PROBLEM DESCRIPTION: Each line from the one containing "Write the Plotly.js code for this chart." through the one containing "const SCOT_COLOR = '#144862';" must be echoed exactly, endpoints included, and every other line omitted.

DATA FOR PROCESSING:
════
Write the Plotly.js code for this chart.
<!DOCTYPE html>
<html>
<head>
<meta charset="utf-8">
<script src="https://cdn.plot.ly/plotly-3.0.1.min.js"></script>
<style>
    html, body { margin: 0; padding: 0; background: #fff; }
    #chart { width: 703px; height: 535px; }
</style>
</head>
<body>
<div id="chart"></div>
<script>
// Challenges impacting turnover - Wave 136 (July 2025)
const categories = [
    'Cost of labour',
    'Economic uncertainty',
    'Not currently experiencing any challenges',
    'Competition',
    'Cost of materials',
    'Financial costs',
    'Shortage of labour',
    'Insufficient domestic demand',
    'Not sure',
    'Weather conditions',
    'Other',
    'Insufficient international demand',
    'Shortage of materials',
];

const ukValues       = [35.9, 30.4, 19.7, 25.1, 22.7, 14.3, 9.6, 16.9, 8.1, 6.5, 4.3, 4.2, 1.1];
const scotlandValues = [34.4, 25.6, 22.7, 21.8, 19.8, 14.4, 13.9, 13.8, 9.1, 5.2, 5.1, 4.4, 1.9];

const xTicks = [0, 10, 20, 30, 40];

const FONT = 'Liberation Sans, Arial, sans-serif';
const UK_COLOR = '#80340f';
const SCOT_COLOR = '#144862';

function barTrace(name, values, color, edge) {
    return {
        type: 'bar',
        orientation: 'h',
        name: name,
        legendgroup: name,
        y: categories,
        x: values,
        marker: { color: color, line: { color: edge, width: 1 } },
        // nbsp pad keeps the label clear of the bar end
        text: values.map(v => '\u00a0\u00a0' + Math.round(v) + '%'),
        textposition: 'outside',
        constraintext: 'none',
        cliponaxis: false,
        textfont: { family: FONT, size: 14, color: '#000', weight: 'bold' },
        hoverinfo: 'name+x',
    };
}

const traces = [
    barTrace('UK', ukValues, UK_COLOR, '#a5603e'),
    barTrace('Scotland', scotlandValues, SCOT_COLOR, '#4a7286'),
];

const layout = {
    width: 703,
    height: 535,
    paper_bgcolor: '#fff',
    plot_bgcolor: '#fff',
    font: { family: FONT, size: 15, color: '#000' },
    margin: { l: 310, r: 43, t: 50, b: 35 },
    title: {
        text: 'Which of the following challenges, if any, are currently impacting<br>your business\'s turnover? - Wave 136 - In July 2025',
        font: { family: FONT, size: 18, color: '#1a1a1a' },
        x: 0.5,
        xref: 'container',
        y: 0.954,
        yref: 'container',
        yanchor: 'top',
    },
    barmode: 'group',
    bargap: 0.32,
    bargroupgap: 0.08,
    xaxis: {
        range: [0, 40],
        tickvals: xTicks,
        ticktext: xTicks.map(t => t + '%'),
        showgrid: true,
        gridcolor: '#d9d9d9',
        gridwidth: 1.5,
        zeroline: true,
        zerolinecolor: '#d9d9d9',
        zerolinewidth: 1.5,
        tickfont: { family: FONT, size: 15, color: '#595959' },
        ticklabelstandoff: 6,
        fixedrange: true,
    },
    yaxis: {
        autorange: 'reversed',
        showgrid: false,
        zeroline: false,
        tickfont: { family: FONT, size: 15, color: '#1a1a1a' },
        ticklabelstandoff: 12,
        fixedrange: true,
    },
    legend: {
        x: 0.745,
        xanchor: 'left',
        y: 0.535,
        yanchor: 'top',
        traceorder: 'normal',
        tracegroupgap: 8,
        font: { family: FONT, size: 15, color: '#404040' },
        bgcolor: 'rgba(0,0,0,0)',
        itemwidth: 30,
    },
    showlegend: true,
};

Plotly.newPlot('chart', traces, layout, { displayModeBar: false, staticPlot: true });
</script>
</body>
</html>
════
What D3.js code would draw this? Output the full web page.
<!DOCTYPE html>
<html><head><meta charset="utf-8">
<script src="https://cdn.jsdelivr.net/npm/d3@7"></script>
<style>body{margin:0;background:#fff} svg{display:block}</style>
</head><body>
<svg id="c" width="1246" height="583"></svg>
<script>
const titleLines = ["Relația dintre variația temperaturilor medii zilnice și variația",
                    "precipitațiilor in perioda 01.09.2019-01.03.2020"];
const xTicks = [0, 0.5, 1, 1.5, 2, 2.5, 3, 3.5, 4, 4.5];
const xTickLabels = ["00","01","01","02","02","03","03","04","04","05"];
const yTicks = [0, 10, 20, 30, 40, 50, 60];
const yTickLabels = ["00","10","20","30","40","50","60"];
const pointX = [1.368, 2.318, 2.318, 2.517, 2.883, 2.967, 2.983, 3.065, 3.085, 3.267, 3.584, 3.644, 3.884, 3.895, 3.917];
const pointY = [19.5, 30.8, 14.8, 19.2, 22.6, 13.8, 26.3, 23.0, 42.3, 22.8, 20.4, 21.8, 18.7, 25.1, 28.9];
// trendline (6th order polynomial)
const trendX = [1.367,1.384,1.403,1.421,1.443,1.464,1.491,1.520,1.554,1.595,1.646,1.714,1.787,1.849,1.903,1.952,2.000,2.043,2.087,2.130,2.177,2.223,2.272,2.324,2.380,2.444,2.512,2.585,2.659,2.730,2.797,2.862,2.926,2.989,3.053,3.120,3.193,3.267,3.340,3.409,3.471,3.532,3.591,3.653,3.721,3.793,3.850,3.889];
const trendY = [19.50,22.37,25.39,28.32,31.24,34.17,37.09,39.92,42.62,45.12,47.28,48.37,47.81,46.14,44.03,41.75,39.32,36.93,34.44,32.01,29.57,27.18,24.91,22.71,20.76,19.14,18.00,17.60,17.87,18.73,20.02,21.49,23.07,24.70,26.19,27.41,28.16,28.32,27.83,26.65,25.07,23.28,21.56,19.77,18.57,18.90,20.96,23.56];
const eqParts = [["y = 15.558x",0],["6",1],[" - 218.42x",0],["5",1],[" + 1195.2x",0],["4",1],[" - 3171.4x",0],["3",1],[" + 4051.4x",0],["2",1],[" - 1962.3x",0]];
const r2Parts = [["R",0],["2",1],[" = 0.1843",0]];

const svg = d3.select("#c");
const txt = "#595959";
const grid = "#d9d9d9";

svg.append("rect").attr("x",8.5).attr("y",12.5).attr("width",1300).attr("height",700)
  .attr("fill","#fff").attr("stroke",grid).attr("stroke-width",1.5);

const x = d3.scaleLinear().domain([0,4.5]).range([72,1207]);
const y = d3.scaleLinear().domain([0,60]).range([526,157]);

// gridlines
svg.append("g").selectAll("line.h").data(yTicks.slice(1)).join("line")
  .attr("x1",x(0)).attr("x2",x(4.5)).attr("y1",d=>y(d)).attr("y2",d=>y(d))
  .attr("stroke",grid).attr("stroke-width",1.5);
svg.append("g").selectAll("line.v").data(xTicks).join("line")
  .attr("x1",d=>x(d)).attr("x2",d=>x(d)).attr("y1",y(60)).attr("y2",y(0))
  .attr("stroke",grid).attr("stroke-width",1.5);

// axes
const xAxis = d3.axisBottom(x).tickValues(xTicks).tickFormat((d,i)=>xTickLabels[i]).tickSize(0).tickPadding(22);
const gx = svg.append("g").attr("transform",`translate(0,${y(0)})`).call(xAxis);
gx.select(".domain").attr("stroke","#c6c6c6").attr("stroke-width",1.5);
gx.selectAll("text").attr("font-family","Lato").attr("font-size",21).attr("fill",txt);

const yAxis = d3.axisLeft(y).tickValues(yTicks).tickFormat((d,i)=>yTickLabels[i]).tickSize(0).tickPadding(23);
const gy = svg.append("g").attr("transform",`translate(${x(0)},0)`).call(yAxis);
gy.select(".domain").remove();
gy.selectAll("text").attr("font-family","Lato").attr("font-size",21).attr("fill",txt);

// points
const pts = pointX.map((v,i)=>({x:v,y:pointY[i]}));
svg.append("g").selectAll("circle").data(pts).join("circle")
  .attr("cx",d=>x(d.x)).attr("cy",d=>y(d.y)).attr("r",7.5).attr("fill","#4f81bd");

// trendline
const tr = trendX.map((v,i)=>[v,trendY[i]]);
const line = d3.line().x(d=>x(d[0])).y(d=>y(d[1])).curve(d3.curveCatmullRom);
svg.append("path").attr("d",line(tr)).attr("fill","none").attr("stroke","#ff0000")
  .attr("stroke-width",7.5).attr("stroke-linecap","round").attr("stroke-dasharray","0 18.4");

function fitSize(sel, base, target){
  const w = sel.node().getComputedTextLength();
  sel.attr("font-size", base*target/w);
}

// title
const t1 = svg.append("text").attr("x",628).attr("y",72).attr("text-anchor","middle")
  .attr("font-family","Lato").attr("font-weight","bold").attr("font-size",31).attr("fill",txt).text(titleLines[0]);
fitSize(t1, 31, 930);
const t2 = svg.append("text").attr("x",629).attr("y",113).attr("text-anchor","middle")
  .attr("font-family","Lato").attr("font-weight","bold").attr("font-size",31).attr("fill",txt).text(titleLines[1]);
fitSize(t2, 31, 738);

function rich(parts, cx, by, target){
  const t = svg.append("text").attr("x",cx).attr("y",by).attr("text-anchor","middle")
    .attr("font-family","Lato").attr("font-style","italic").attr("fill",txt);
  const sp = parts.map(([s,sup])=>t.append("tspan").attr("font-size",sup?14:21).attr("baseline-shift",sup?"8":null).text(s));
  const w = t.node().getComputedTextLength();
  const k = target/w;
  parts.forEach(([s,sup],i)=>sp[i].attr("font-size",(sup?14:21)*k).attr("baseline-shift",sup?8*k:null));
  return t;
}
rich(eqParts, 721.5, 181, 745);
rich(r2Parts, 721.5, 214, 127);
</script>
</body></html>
════
RESPONSE TO THIS TASK:
Write the Plotly.js code for this chart.
<!DOCTYPE html>
<html>
<head>
<meta charset="utf-8">
<script src="https://cdn.plot.ly/plotly-3.0.1.min.js"></script>
<style>
    html, body { margin: 0; padding: 0; background: #fff; }
    #chart { width: 703px; height: 535px; }
</style>
</head>
<body>
<div id="chart"></div>
<script>
// Challenges impacting turnover - Wave 136 (July 2025)
const categories = [
    'Cost of labour',
    'Economic uncertainty',
    'Not currently experiencing any challenges',
    'Competition',
    'Cost of materials',
    'Financial costs',
    'Shortage of labour',
    'Insufficient domestic demand',
    'Not sure',
    'Weather conditions',
    'Other',
    'Insufficient international demand',
    'Shortage of materials',
];

const ukValues       = [35.9, 30.4, 19.7, 25.1, 22.7, 14.3, 9.6, 16.9, 8.1, 6.5, 4.3, 4.2, 1.1];
const scotlandValues = [34.4, 25.6, 22.7, 21.8, 19.8, 14.4, 13.9, 13.8, 9.1, 5.2, 5.1, 4.4, 1.9];

const xTicks = [0, 10, 20, 30, 40];

const FONT = 'Liberation Sans, Arial, sans-serif';
const UK_COLOR = '#80340f';
const SCOT_COLOR = '#144862';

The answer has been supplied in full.